- **The exercise**
In this exercise, return the whole listing exactly, excluding any images.
----- Recorded data
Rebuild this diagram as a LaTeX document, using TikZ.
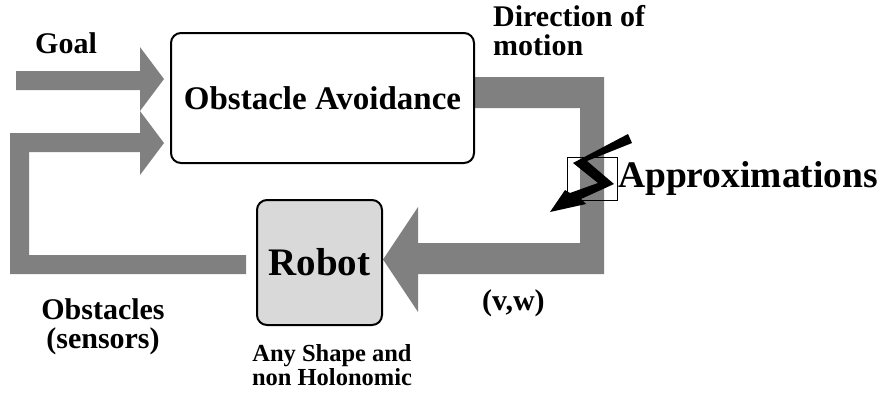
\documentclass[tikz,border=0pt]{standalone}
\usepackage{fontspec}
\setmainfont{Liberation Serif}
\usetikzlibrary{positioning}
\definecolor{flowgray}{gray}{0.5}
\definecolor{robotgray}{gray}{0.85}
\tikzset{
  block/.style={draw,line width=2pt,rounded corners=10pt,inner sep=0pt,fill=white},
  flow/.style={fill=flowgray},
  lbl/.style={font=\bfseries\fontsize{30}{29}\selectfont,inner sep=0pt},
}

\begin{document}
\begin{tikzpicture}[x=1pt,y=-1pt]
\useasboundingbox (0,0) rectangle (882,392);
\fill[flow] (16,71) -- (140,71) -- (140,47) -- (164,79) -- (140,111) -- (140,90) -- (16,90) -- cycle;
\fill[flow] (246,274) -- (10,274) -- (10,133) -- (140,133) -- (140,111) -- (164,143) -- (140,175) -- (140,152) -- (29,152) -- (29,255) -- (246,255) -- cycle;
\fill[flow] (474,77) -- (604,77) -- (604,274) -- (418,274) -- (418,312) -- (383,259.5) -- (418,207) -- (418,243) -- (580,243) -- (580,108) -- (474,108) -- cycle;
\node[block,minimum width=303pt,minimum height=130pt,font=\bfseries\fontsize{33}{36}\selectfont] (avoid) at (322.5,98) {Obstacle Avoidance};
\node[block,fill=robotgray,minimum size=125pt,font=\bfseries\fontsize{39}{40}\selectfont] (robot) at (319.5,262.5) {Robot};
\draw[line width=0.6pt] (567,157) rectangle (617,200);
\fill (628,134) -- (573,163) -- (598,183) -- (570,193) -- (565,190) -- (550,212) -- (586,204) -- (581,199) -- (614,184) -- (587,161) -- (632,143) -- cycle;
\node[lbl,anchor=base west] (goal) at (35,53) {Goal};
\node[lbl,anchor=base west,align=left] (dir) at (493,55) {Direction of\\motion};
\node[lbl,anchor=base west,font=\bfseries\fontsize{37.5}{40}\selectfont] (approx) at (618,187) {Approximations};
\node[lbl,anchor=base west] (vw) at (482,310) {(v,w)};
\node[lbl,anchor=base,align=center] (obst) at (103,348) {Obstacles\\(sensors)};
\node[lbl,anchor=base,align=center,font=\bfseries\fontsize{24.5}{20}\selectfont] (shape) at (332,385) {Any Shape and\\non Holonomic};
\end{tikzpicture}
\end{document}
----------
- **Reply**
Rebuild this diagram as a LaTeX document, using TikZ.
\documentclass[tikz,border=0pt]{standalone}
\usepackage{fontspec}
\setmainfont{Liberation Serif}
\usetikzlibrary{positioning}
\definecolor{flowgray}{gray}{0.5}
\definecolor{robotgray}{gray}{0.85}
\tikzset{
  block/.style={draw,line width=2pt,rounded corners=10pt,inner sep=0pt,fill=white},
  flow/.style={fill=flowgray},
  lbl/.style={font=\bfseries\fontsize{30}{29}\selectfont,inner sep=0pt},
}

\begin{document}
\begin{tikzpicture}[x=1pt,y=-1pt]
\useasboundingbox (0,0) rectangle (882,392);
\fill[flow] (16,71) -- (140,71) -- (140,47) -- (164,79) -- (140,111) -- (140,90) -- (16,90) -- cycle;
\fill[flow] (246,274) -- (10,274) -- (10,133) -- (140,133) -- (140,111) -- (164,143) -- (140,175) -- (140,152) -- (29,152) -- (29,255) -- (246,255) -- cycle;
\fill[flow] (474,77) -- (604,77) -- (604,274) -- (418,274) -- (418,312) -- (383,259.5) -- (418,207) -- (418,243) -- (580,243) -- (580,108) -- (474,108) -- cycle;
\node[block,minimum width=303pt,minimum height=130pt,font=\bfseries\fontsize{33}{36}\selectfont] (avoid) at (322.5,98) {Obstacle Avoidance};
\node[block,fill=robotgray,minimum size=125pt,font=\bfseries\fontsize{39}{40}\selectfont] (robot) at (319.5,262.5) {Robot};
\draw[line width=0.6pt] (567,157) rectangle (617,200);
\fill (628,134) -- (573,163) -- (598,183) -- (570,193) -- (565,190) -- (550,212) -- (586,204) -- (581,199) -- (614,184) -- (587,161) -- (632,143) -- cycle;
\node[lbl,anchor=base west] (goal) at (35,53) {Goal};
\node[lbl,anchor=base west,align=left] (dir) at (493,55) {Direction of\\motion};
\node[lbl,anchor=base west,font=\bfseries\fontsize{37.5}{40}\selectfont] (approx) at (618,187) {Approximations};
\node[lbl,anchor=base west] (vw) at (482,310) {(v,w)};
\node[lbl,anchor=base,align=center] (obst) at (103,348) {Obstacles\\(sensors)};
\node[lbl,anchor=base,align=center,font=\bfseries\fontsize{24.5}{20}\selectfont] (shape) at (332,385) {Any Shape and\\non Holonomic};
\end{tikzpicture}
\end{document}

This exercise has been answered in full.